GIVEN RECORDS>

########################################

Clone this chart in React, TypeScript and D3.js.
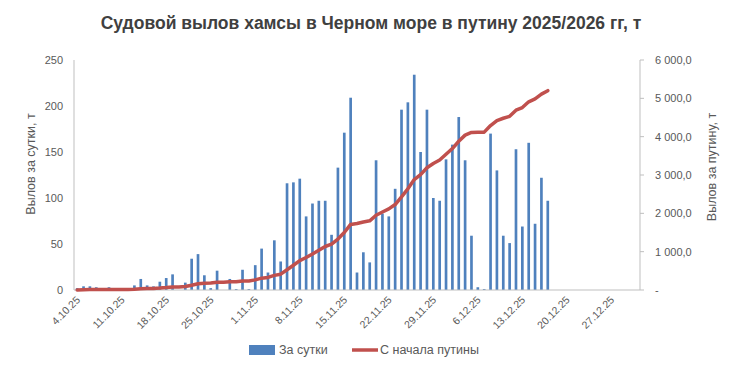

########################################

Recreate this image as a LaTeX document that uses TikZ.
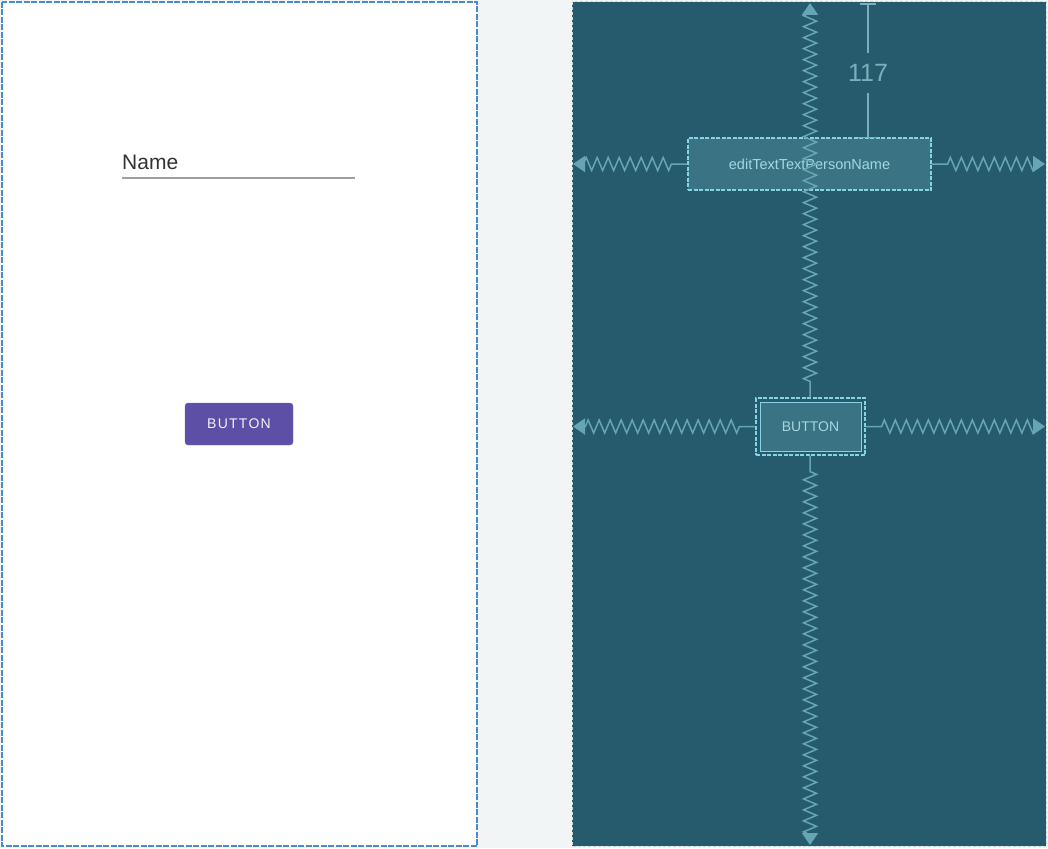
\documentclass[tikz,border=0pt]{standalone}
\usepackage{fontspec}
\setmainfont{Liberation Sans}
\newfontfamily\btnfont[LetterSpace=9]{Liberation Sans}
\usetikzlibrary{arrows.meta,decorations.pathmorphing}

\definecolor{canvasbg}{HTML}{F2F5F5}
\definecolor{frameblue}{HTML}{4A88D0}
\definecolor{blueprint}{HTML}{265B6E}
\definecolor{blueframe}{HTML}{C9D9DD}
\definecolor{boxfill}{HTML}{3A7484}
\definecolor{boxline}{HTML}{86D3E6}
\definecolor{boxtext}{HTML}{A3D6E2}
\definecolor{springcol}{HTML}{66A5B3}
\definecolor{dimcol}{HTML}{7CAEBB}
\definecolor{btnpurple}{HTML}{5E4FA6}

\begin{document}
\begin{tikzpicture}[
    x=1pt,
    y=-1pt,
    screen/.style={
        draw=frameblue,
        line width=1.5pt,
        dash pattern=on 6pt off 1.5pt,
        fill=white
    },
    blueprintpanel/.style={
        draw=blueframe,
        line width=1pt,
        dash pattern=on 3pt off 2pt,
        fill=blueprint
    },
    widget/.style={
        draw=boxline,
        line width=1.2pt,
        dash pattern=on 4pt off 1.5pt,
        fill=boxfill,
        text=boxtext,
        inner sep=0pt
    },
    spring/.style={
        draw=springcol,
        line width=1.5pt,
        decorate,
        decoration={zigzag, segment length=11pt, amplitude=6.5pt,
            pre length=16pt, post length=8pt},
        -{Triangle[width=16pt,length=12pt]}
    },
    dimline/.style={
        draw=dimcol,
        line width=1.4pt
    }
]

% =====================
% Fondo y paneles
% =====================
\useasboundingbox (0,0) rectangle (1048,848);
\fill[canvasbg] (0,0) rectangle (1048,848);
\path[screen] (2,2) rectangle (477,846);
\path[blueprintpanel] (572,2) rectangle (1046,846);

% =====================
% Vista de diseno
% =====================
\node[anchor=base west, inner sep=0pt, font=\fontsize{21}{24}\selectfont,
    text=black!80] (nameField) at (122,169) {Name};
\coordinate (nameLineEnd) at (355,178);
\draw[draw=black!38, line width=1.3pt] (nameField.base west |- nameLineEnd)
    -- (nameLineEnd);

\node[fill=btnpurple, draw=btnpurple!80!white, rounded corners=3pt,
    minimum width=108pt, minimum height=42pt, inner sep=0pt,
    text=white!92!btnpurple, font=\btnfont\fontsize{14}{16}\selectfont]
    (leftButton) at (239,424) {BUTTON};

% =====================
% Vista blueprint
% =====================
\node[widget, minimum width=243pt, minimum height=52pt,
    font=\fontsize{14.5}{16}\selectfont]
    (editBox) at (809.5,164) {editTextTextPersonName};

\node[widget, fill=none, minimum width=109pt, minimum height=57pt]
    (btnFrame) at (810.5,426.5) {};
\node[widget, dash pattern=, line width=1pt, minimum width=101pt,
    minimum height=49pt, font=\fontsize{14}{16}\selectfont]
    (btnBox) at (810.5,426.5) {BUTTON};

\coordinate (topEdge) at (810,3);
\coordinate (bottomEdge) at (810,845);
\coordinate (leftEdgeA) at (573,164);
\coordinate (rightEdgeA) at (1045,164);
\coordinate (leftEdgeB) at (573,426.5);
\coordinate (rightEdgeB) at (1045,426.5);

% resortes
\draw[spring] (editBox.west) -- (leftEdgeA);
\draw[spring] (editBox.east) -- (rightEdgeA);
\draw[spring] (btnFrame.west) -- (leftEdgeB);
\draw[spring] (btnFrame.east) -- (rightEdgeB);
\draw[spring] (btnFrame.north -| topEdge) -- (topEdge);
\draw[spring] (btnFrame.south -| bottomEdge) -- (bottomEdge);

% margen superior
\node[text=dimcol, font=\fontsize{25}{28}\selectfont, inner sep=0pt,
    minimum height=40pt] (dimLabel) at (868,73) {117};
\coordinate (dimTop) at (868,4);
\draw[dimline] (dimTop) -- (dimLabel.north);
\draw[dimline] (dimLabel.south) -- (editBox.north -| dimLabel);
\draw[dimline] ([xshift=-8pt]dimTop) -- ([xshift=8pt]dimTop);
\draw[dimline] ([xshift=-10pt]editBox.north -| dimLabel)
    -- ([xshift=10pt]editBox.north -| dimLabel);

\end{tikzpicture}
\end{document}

########################################

PROBLEM DESCRIPTION> Take the material above and output only the lines from the one that contains "Recreate this image" through the one that contains "-- (nameLineEnd);", ends included and images left out.

RESPONSE FOR THIS EXERCISE>
Recreate this image as a LaTeX document that uses TikZ.
\documentclass[tikz,border=0pt]{standalone}
\usepackage{fontspec}
\setmainfont{Liberation Sans}
\newfontfamily\btnfont[LetterSpace=9]{Liberation Sans}
\usetikzlibrary{arrows.meta,decorations.pathmorphing}

\definecolor{canvasbg}{HTML}{F2F5F5}
\definecolor{frameblue}{HTML}{4A88D0}
\definecolor{blueprint}{HTML}{265B6E}
\definecolor{blueframe}{HTML}{C9D9DD}
\definecolor{boxfill}{HTML}{3A7484}
\definecolor{boxline}{HTML}{86D3E6}
\definecolor{boxtext}{HTML}{A3D6E2}
\definecolor{springcol}{HTML}{66A5B3}
\definecolor{dimcol}{HTML}{7CAEBB}
\definecolor{btnpurple}{HTML}{5E4FA6}

\begin{document}
\begin{tikzpicture}[
    x=1pt,
    y=-1pt,
    screen/.style={
        draw=frameblue,
        line width=1.5pt,
        dash pattern=on 6pt off 1.5pt,
        fill=white
    },
    blueprintpanel/.style={
        draw=blueframe,
        line width=1pt,
        dash pattern=on 3pt off 2pt,
        fill=blueprint
    },
    widget/.style={
        draw=boxline,
        line width=1.2pt,
        dash pattern=on 4pt off 1.5pt,
        fill=boxfill,
        text=boxtext,
        inner sep=0pt
    },
    spring/.style={
        draw=springcol,
        line width=1.5pt,
        decorate,
        decoration={zigzag, segment length=11pt, amplitude=6.5pt,
            pre length=16pt, post length=8pt},
        -{Triangle[width=16pt,length=12pt]}
    },
    dimline/.style={
        draw=dimcol,
        line width=1.4pt
    }
]

% =====================
% Fondo y paneles
% =====================
\useasboundingbox (0,0) rectangle (1048,848);
\fill[canvasbg] (0,0) rectangle (1048,848);
\path[screen] (2,2) rectangle (477,846);
\path[blueprintpanel] (572,2) rectangle (1046,846);

% =====================
% Vista de diseno
% =====================
\node[anchor=base west, inner sep=0pt, font=\fontsize{21}{24}\selectfont,
    text=black!80] (nameField) at (122,169) {Name};
\coordinate (nameLineEnd) at (355,178);
\draw[draw=black!38, line width=1.3pt] (nameField.base west |- nameLineEnd)
    -- (nameLineEnd);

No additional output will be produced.